10.1021/acsnano.5c14955
Open Access Version

Abstract:
This study highlights the use of anomalous and small-angle X-ray scattering (ASAXS/SAXS) to monitor the evolution of micro- and mesoporosity during the synthesis of iron–nitrogen–carbon (Fe–N–C) electrocatalysts. A structural model-free SAXS approach enabled the determination of 13 structural parameters across five Fe–N–C electrocatalysts, compared to a commercial PMF-12704, Pajarito Powder. SAXS revealed hierarchical pore formation and structural changes spanning micro- to macroscales. Key features, such as pore curvature, porosity, and disorder, increased with synthesis modifications, correlating with enhanced oxygen reduction activity and reduced hydrogen peroxide yield. Notably, an average graphene layer curvature (lR–Ruland length) above 3 nm was critical for forming curved pore walls, which improves selectivity and favors the 4-electron oxygen reduction pathway to water.
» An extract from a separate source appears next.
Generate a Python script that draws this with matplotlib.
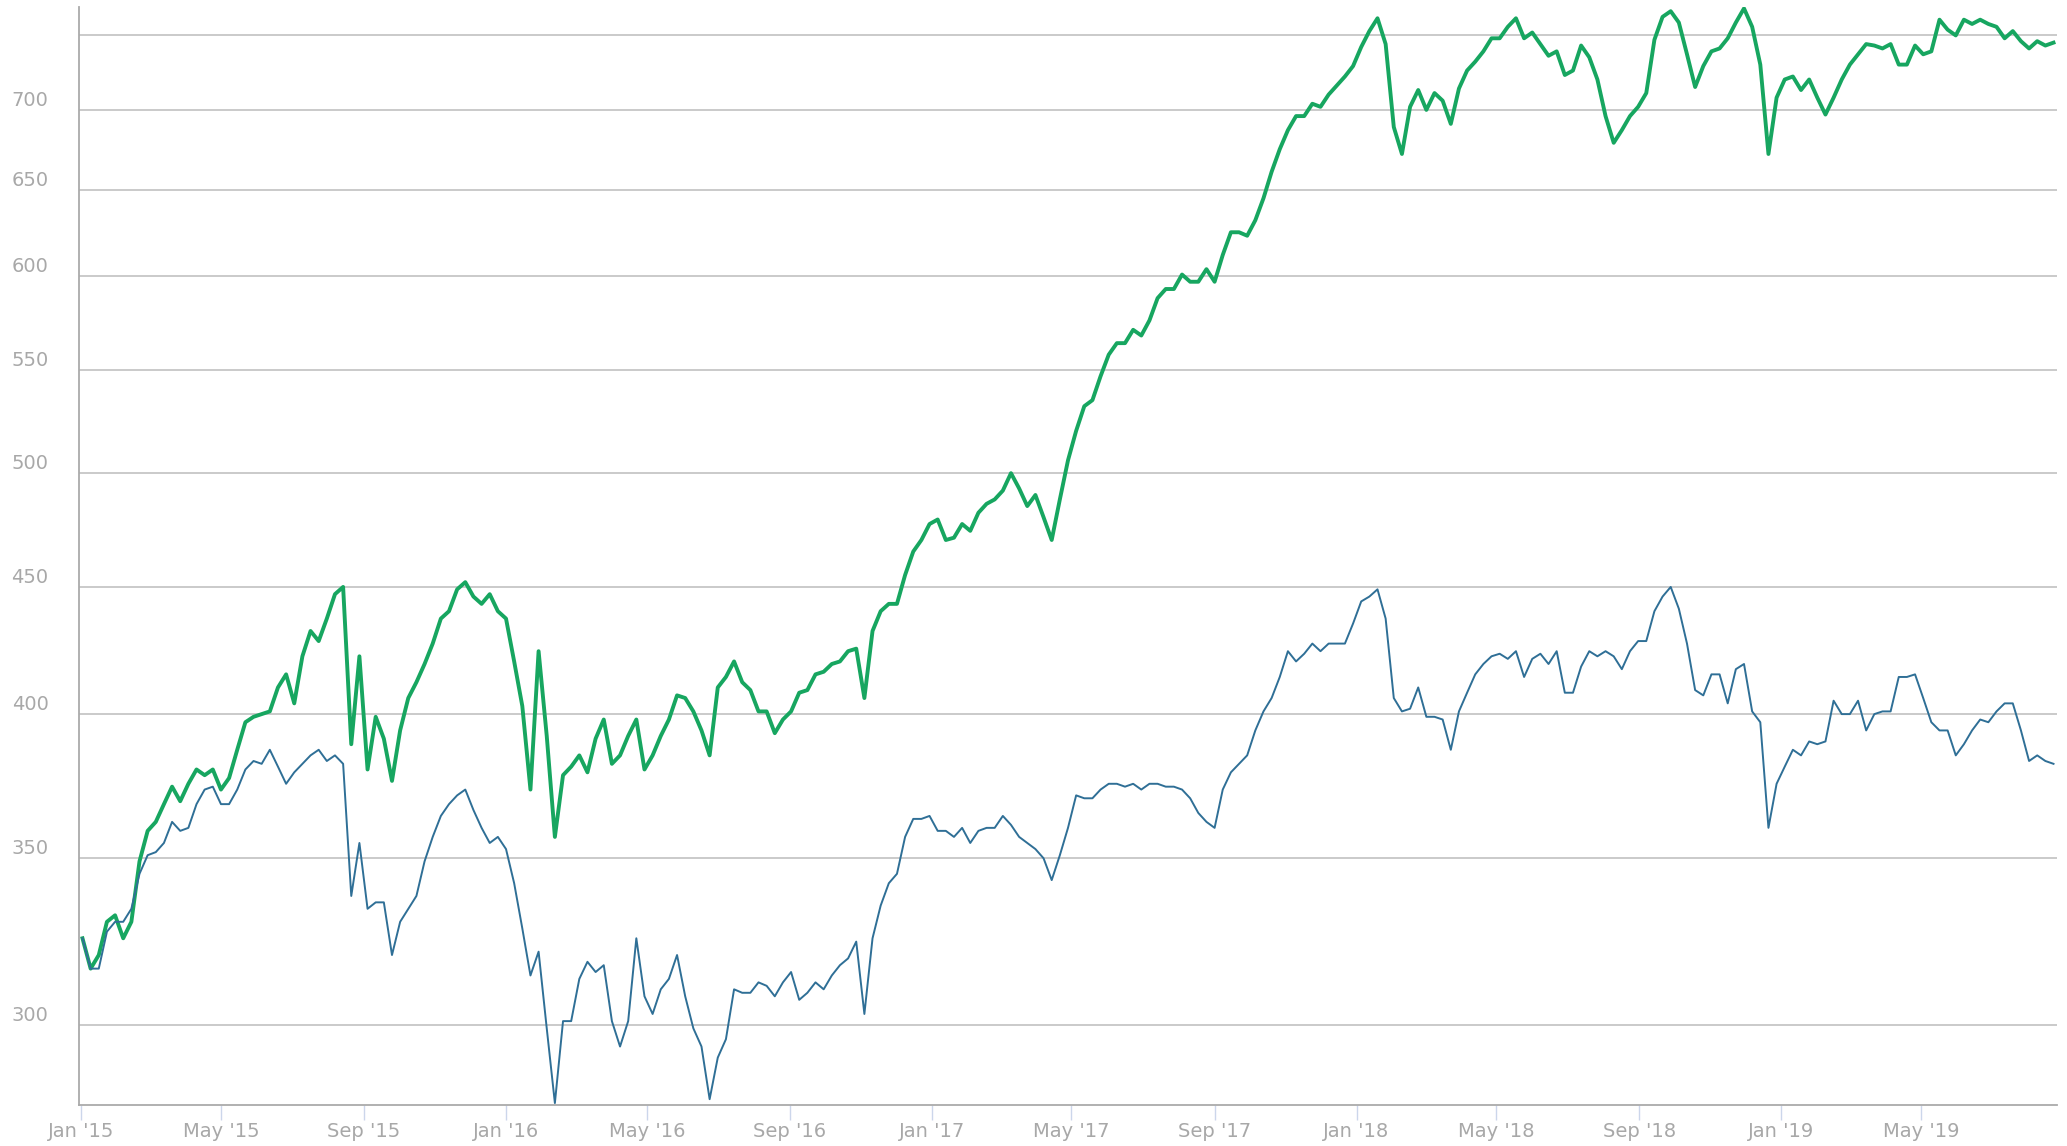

These findings highlight the pore curvature and hierarchical pore architecture as crucial design parameters, guiding the development of next-generation electrocatalysts with enhanced efficiency and selectivity for sustainable energy applications. Specifically, optimizing the mesopore size distribution, with an increased proportion of mesopores within the range from 6 to 27 nm, and improving the transition from micropores to mesopores and macropores are essential strategies.